The Commission also voted to revise the way in which stock and stock awards to named executive officers and directors are reported in the compensation tables of the proxy statement so that the reporting of such awards is based on their fair value on the date of grant rather than the value recognized annually for financial statement purposes (reversing a last minute “December surprise” change to the current compensation disclosure rules when adopted in 2006).  

In addition the SEC voted to propose a new rule to require a company to report the voting results from a shareholder meeting within four business days on a Form 8-K and several amendments to the proxy solicitation process.

A release setting forth the details of these proposed changes is expected to be posted to the SEC’s website, www.sec.gov, within the next few days or weeks.  We will advise clients further on these proposed rule changes when the release is issued.

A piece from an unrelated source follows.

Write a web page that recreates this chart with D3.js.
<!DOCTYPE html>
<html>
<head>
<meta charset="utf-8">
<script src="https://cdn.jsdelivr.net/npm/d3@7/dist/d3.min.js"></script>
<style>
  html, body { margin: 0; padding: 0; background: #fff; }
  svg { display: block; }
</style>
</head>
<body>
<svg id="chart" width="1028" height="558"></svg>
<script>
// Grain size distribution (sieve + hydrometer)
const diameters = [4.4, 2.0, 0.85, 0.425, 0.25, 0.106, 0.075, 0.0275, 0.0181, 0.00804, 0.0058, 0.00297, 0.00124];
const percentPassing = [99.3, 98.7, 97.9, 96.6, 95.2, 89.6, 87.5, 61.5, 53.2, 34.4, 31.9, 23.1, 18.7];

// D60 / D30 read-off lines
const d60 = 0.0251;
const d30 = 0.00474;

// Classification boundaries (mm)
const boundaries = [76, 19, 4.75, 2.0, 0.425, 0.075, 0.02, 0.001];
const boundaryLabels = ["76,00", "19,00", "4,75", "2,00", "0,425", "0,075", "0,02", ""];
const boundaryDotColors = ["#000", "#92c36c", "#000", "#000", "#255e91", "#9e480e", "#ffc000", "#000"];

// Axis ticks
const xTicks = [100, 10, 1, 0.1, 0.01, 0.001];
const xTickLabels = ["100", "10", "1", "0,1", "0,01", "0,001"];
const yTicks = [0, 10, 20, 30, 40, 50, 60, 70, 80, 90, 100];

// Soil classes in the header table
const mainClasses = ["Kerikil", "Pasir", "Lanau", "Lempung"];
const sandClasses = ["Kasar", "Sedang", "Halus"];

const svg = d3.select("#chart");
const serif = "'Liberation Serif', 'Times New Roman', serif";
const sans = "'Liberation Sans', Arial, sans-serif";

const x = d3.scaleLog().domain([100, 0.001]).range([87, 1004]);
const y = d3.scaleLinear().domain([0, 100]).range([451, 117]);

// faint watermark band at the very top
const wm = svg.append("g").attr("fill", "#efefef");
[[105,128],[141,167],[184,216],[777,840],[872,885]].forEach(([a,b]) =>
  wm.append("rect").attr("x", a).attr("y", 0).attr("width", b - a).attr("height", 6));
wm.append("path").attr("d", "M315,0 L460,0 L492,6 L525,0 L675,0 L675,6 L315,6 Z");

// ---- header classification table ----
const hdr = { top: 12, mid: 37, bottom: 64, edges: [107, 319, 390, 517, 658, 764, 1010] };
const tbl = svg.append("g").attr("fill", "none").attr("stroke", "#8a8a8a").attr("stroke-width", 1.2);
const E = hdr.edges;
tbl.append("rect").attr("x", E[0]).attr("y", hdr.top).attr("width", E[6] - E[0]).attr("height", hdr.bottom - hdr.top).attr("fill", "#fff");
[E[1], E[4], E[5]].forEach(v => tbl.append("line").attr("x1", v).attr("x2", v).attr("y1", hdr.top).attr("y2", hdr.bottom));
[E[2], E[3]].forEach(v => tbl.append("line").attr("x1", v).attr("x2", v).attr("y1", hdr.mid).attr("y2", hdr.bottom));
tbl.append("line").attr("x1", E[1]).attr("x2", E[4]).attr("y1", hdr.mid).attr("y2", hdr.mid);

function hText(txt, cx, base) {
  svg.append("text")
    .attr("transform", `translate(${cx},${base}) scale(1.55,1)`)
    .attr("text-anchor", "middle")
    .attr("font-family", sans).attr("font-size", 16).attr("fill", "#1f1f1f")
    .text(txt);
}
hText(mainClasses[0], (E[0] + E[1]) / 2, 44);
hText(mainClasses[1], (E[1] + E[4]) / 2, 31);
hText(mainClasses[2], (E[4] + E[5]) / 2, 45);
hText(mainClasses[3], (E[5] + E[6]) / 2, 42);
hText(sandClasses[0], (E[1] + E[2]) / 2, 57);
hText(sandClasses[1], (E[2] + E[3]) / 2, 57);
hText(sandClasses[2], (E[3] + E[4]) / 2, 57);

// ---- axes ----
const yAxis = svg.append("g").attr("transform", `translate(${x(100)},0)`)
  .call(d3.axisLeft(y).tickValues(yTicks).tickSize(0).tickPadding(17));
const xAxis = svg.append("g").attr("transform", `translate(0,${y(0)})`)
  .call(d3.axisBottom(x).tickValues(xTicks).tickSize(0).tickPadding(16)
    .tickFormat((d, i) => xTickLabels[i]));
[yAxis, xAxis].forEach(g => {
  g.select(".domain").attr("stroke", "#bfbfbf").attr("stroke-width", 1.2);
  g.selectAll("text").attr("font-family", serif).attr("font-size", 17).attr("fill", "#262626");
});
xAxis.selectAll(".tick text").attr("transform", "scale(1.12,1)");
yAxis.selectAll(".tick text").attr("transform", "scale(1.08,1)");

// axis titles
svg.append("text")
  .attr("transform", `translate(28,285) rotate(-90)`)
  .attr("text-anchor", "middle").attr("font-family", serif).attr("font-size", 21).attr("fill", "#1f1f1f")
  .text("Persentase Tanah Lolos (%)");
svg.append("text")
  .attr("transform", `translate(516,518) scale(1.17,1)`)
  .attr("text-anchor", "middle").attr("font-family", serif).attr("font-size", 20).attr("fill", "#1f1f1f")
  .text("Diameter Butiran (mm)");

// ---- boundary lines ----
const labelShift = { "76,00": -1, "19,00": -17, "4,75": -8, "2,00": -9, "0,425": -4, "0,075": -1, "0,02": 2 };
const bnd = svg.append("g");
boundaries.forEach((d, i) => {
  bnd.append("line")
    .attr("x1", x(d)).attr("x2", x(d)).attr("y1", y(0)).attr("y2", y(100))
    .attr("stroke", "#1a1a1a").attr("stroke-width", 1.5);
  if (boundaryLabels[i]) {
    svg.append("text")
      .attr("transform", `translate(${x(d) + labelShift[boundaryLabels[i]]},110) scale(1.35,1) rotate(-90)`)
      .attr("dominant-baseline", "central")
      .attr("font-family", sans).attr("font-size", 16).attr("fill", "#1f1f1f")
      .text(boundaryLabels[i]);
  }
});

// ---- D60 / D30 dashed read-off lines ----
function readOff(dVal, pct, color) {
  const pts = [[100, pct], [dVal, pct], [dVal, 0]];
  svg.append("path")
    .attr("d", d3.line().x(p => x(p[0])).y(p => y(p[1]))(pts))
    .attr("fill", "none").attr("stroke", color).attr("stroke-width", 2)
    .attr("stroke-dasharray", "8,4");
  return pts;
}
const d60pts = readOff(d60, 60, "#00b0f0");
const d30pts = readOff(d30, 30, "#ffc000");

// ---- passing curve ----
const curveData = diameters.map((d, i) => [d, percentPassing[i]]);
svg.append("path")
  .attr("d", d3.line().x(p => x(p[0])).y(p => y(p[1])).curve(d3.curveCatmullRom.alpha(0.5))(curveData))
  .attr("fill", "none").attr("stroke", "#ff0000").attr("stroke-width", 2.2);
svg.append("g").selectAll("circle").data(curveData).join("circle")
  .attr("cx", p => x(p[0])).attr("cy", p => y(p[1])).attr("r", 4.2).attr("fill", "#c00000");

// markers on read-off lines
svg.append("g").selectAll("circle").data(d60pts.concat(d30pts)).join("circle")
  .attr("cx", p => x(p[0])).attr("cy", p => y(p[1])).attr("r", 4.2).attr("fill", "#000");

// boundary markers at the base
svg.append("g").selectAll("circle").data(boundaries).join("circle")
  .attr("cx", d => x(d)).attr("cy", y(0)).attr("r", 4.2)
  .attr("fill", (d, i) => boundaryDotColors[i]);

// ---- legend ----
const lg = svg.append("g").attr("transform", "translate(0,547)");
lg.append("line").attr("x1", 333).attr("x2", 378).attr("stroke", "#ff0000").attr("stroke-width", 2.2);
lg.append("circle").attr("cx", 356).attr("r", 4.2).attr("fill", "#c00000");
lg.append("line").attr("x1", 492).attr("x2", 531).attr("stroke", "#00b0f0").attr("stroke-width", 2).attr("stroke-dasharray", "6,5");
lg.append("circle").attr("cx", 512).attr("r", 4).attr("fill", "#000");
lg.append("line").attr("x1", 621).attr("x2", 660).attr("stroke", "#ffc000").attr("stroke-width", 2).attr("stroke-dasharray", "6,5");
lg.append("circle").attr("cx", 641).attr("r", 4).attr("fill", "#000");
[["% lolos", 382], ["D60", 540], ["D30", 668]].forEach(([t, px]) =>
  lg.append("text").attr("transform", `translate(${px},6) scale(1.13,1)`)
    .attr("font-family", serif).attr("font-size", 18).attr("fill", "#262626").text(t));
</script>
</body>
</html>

Further Increases in Corporate Governance Regulation

The amendment to NYSE Rule 452, together with the proposed changes to the SEC’s disclosure rules noted above and several additional proposed and enacted regulatory changes summarized below, cumulatively portend a significant shift in the complex mosaic of federal and state regulation of corporate governance and, consequently, the balance of power between management and shareholders. 

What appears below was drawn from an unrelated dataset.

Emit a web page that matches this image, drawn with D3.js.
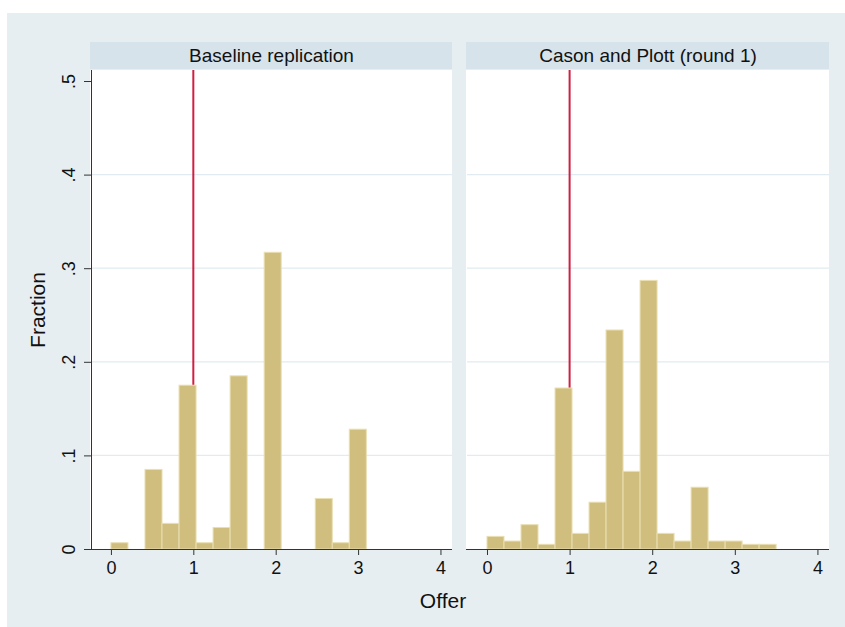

Last May, by a 3-2 vote, the SEC voted to issue a proposal to change the federal proxy rules to facilitate director nominations by shareholders.  The proposed new provisions would permit a shareholder or shareholder group with a significant holding in the company to propose nominees for the greater of one seat or 25 percent of the seats available on the board at the annual shareholders meeting.  Nominees proposed by shareholders would be included in the company’s proxy materials alongside management's proposed slate of director nominees.  The SEC’s release proposing proxy access dated June 10, 2009, is available here.  Comments on these proposed rule changes are due by August 17, 2009.

Earlier, in April, Delaware enacted amendments effective August 1, 2009, to the Delaware General Corporation Law that enable a private-ordering approach to proxy access.  The amendments expressly authorize, but do not require, the adoption of bylaws providing for proxy access.  Rather than prescribe the terms of access, such as minimum levels and duration of share ownership, the revised Delaware statute would permit companies to fashion their own manner of providing proxy access if they chose to do anything in that regard.  If the SEC’s proxy access proposals are adopted as issued, the federal rules would likely limit what Delaware companies could adopt on their own with respect to proxy access under the state statute.

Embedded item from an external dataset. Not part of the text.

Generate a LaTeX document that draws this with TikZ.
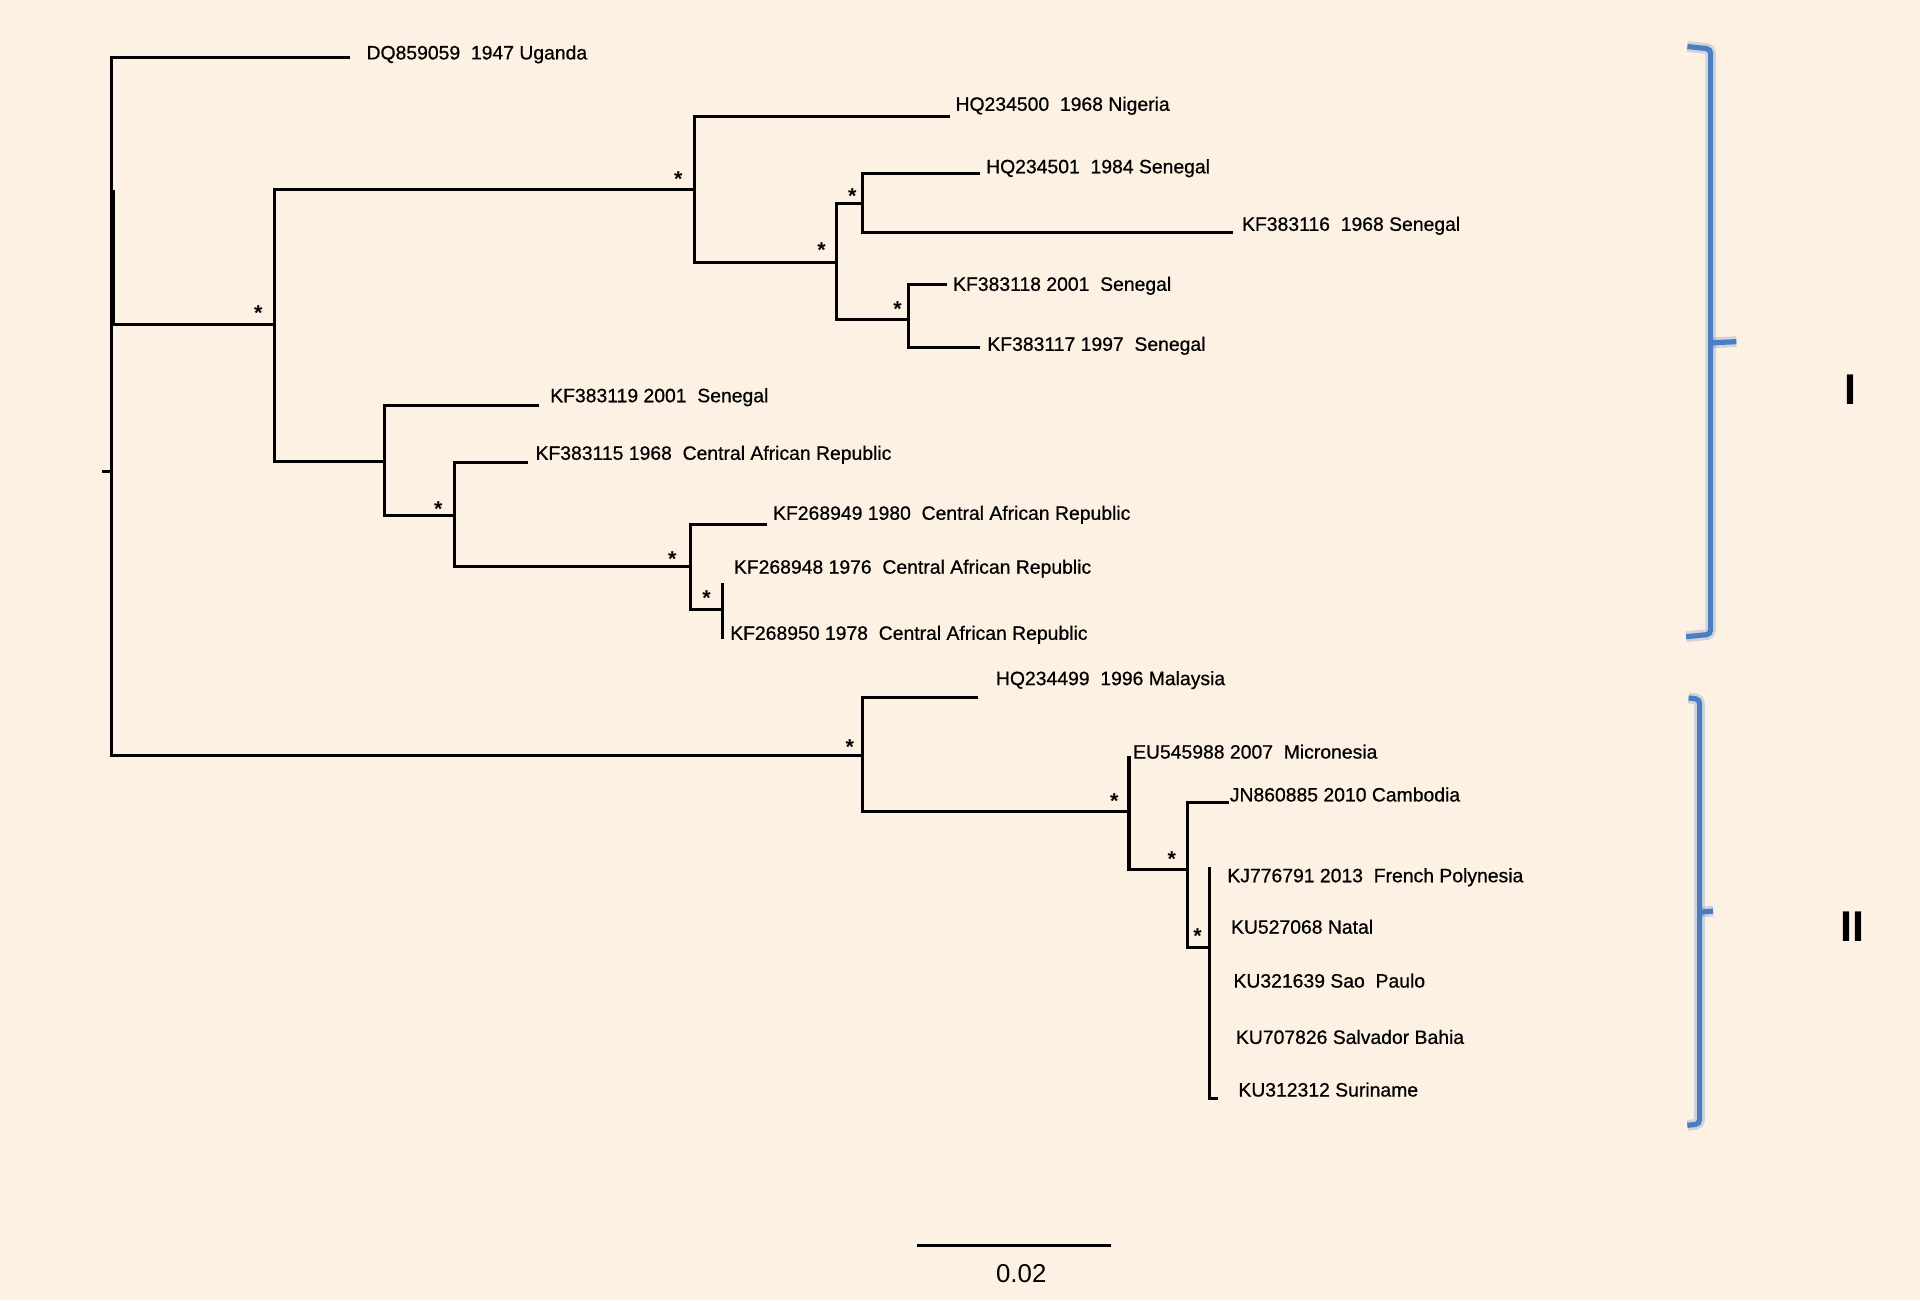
\documentclass[tikz,border=0pt]{standalone}
\usepackage{fontspec}
\setmainfont{Liberation Sans}
\newfontfamily\taxonfont[FakeBold=0.7]{Liberation Sans}
\usetikzlibrary{positioning,calc}
\definecolor{paper}{HTML}{FDF1E3}
\definecolor{cladeblue}{HTML}{4A7DC2}

\begin{document}
\begin{tikzpicture}[
            x=0.02cm, y=-0.02cm,
            branch/.style={
                draw=black,
                line width=1.4pt
            },
            taxon/.style={
                anchor=base west,
                inner sep=0pt,
                font=\taxonfont\fontsize{9}{10}\selectfont
            },
            support/.style={
                inner sep=0pt,
                font=\bfseries\fontsize{10}{11}\selectfont
            },
            bracket/.style={
                cladeblue,
                line width=2.4pt,
                rounded corners=2pt
            },
            glow/.style={
                bracket,
                line width=5pt,
                opacity=0.25
            },
            clade/.style={
                font=\bfseries\fontsize{20}{22}\selectfont
            },
        ]

            \fill[paper] (0,0) rectangle (1568,1062);
            \useasboundingbox (0,0) rectangle (1568,1062);

            % internal nodes
            \coordinate (root) at (91,385);
            \coordinate (stub) at (83,385);
            \coordinate (nA) at (224,265);
            \coordinate (nB) at (567,155);
            \coordinate (nC) at (683,214);
            \coordinate (nD) at (704,166);
            \coordinate (nE) at (742,261);
            \coordinate (nF) at (314,377);
            \coordinate (nG) at (371,421);
            \coordinate (nH) at (564,463);
            \coordinate (nJ) at (590,498);
            \coordinate (nK) at (704,617);
            \coordinate (nL) at (922,663);
            \coordinate (nM) at (970,710);
            \coordinate (nN) at (988,774);

            % tips
            \coordinate (DQ859059) at (286,47);
            \coordinate (HQ234500) at (776,95);
            \coordinate (HQ234501) at (800,142);
            \coordinate (KF383116) at (1007,190);
            \coordinate (KF383118) at (773,232);
            \coordinate (KF383117) at (800,284);
            \coordinate (KF383119) at (440,331);
            \coordinate (KF383115) at (431,378);
            \coordinate (KF268949) at (626,428);
            \coordinate (KF268948) at (590,476);
            \coordinate (KF268950) at (590,522);
            \coordinate (HQ234499) at (799,570);
            \coordinate (EU545988) at (922,617);
            \coordinate (JN860885) at (1004,655);
            \coordinate (KJ776791) at (988,708);
            \coordinate (KU312312) at (995,897);

            \draw[branch] (stub) -- (root);
            \draw[branch] (root) |- (DQ859059);
            \draw[branch] (root) |- (nA);
            \draw[branch] (root) |- (nK);
            \coordinate (rootT) at (92.5,155);
            \coordinate (rootB) at (92.5,265);
            \draw[branch, line width=2pt] (rootT) -- (rootB);

            \draw[branch] (nA) |- (nB);
            \draw[branch] (nA) |- (nF);
            \draw[branch] (nB) |- (HQ234500);
            \draw[branch] (nB) |- (nC);
            \draw[branch] (nC) |- (nD);
            \draw[branch] (nC) |- (nE);
            \draw[branch] (nD) |- (HQ234501);
            \draw[branch] (nD) |- (KF383116);
            \draw[branch] (nE) |- (KF383118);
            \draw[branch] (nE) |- (KF383117);
            \draw[branch] (nF) |- (KF383119);
            \draw[branch] (nF) |- (nG);
            \draw[branch] (nG) |- (KF383115);
            \draw[branch] (nG) |- (nH);
            \draw[branch] (nH) |- (KF268949);
            \draw[branch] (nH) |- (nJ);
            \draw[branch] (nJ) |- (KF268948);
            \draw[branch] (nJ) |- (KF268950);

            \draw[branch] (nK) |- (HQ234499);
            \draw[branch] (nK) |- (nL);
            \draw[branch] (nL) |- (EU545988);
            \draw[branch] (nL) |- (nM);
            \draw[branch] (nM) |- (JN860885);
            \draw[branch] (nM) |- (nN);
            \draw[branch] (nN) |- (KJ776791);
            \draw[branch] (nN) |- (KU312312);

            % bootstrap marks
            \node[support] (sA) at ($(nA)+(-13,-9.5)$) {*};
            \node[support] (sB) at ($(nB)+(-13,-8.5)$) {*};
            \node[support] (sC) at ($(nC)+(-12,-9.5)$) {*};
            \node[support] (sD) at ($(nD)+(-8,-5.5)$) {*};
            \node[support] (sE) at ($(nE)+(-9,-8.5)$) {*};
            \node[support] (sG) at ($(nG)+(-13,-5.5)$) {*};
            \node[support] (sH) at ($(nH)+(-15,-6.5)$) {*};
            \node[support] (sJ) at ($(nJ)+(-13,-9.5)$) {*};
            \node[support] (sK) at ($(nK)+(-10,-6.5)$) {*};
            \node[support] (sL) at ($(nL)+(-12,-8.5)$) {*};
            \node[support] (sM) at ($(nM)+(-13,-8.5)$) {*};
            \node[support] (sN) at ($(nN)+(-10,-9.5)$) {*};

            % taxa
            \node[taxon] (lDQ859059) at (299,48.5) {DQ859059\ \ 1947 Uganda};
            \node[taxon] (lHQ234500) at (780,90.5) {HQ234500\ \ 1968 Nigeria};
            \node[taxon] (lHQ234501) at (805,141.5) {HQ234501\ \ 1984 Senegal};
            \node[taxon] (lKF383116) at (1014,188.5) {KF383116\ \ 1968 Senegal};
            \node[taxon] (lKF383118) at (778,237.5) {KF383118 2001\ \ Senegal};
            \node[taxon] (lKF383117) at (806,286.5) {KF383117 1997\ \ Senegal};
            \node[taxon] (lKF383119) at (449,328.5) {KF383119 2001\ \ Senegal};
            \node[taxon] (lKF383115) at (437,375.5) {KF383115 1968\ \ Central African Republic};
            \node[taxon] (lKF268949) at (631,424.5) {KF268949 1980\ \ Central African Republic};
            \node[taxon] (lKF268948) at (599,468.5) {KF268948 1976\ \ Central African Republic};
            \node[taxon] (lKF268950) at (596,522.5) {KF268950 1978\ \ Central African Republic};
            \node[taxon] (lHQ234499) at (813,559.5) {HQ234499\ \ 1996 Malaysia};
            \node[taxon] (lEU545988) at (925,619.5) {EU545988 2007\ \ Micronesia};
            \node[taxon] (lJN860885) at (1004,654.5) {JN860885 2010 Cambodia};
            \node[taxon] (lKJ776791) at (1002,720.5) {KJ776791 2013\ \ French Polynesia};
            \node[taxon] (lKU527068) at (1005,762.5) {KU527068 Natal};
            \node[taxon] (lKU321639) at (1007,806.5) {KU321639 Sao\ \ Paulo};
            \node[taxon] (lKU707826) at (1009,852.5) {KU707826 Salvador Bahia};
            \node[taxon] (lKU312312) at (1011,895.5) {KU312312 Suriname};

            % clades
            \draw[glow] (1378,38) -- (1397,40) -- (1397,518) -- (1377,520);
            \draw[glow] (1397,280) -- (1418,279);
            \draw[bracket] (1378,38) -- (1397,40) -- (1397,518) -- (1377,520);
            \draw[bracket] (1397,280) -- (1418,279);
            \draw[glow] (1379,570) -- (1388,571) -- (1388,918) -- (1378,919);
            \draw[glow] (1388,745) -- (1399,744);
            \draw[bracket] (1379,570) -- (1388,571) -- (1388,918) -- (1378,919);
            \draw[bracket] (1388,745) -- (1399,744);
            \node[clade] (cladeI) at (1511,318) {I};
            \node[clade] (cladeII) at (1513,757) {II};

            % scale bar
            \coordinate (sbL) at (749,1017);
            \coordinate (sbR) at (907,1017);
            \draw[branch] (sbL) -- (sbR);
            \node[font=\fontsize{12}{14}\selectfont] (sbval) at (834,1040) {0.02};
        \end{tikzpicture}
\end{document}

Several bills are pending in Congress that would mandate significant changes to governance and compensation practices and disclosure.  Among them is a bill introduced by New York Senator Charles Schumer entitled the “Shareholder Bill of Rights Act of 2009,” which includes provisions requiring the SEC to adopt proxy access rules and requiring public companies to allow shareholders a “say on pay” advisory vote on the company’s executive compensation, and two bills introduced by Senator Richard Durbin of Illinois aimed at curbing “excessive” compensation: the “Excessive Pay Shareholder Approval Act” and the “Excessive Pay Capped Deduction Act of 2009.”

In accordance with provisions of the Emergency Economic Stabilization Act of 2008, requiring shareholder approval of executive compensation during the period in which any obligation arising from financial assistance provided under the Troubled Asset Relief Program  (TARP) remains outstanding, the SEC on July 1, 2009, also voted unanimously to propose changes to Commission rules that would:

  • Require public companies that are TARP recipients to provide a separate shareholder vote in proxy solicitations during the period in which any obligation arising from financial assistance provided under the TARP remains outstanding ,
  • Clarify that the separate shareholder vote would only be required on a proxy solicited for an annual meeting (or special meeting in lieu of the annual meeting) of security holders for which proxies will be solicited for the election of directors, and 
  • Provide that registrants would be required to disclose in the proxy statement that they are providing a separate shareholder vote on executive compensation and to briefly explain the general effect of the vote, such as whether the vote is non-binding.

The SEC’s release dated July 1, 2009, for the proposals applicable to TARP participants is available here.  Comments on these proposed rule changes are due within 60 days of the publication of the release in the Federal Register.

Recommended Actions for Public Companies

Public companies should consider taking the following steps in preparation for the 2010 proxy season given the change to Rule 452 and the possibility of additional new regulation:

  • Evaluate possible issues with the company’s governance practices under the various proxy advisory firm guidelines and specifically consider the board’s risk profile for potential “vote no” or “withhold” campaigns.
  • Consider impact on expected management and shareholder proposals in 2010.
  • Re-evaluate existing majority voting policies or bylaw provisions if applicable.  Consider the voting thresholds and consequences of failing to meet those thresholds when determining how best to communicate with shareholders.
  • Review annual meeting bylaw and policy provisions and consider possible amendments to provisions such as quorum, meeting adjournment, advance notice, contested director elections, terms of directors, and director resignations.
  • Study the company’s shareholder profile with input from a proxy solicitor, not only how much of the voting stock is held by retail shareholders, but also how many of those votes have been executed by brokers in the past, to what extent proportional voting has been used and how reliant the company has been on such votes to achieve quorum and majority voting thresholds. 
  • Develop an action plan to educate shareholders and consider new methods of communication.  Participation by retail shareholders in the future will depend on ensuring that those shareholders understand the increased importance of their vote and have the means to efficiently participate.
  • If your shareholder profile is largely comprised of institutional investors that utilize proxy advisory firms, it will be increasingly important to maintain consistent communication with those firms and provide detailed information on shareholder proposals.  Approval of proxy advisory firms will become even more critical in the event of declining retail shareholder participation.
  • Evaluate the potential first use of electronic delivery of proxy materials under the SEC’s “notice and access” rules or, if applicable, changes to prior use (e.g., altering any stratification of varying means of delivery).
  • Prepare contingency plan in the event that a failed election is reasonably foreseeable.
  • Plan to include auditor ratification vote to ensure quorum for annual meeting.
  • Keep up to date on emerging legislation and SEC rulemaking on proxy access, “say on pay,” and governance and compensation disclosure. 
  • Educate board and senior management of potential significance of the enacted and pending rule changes.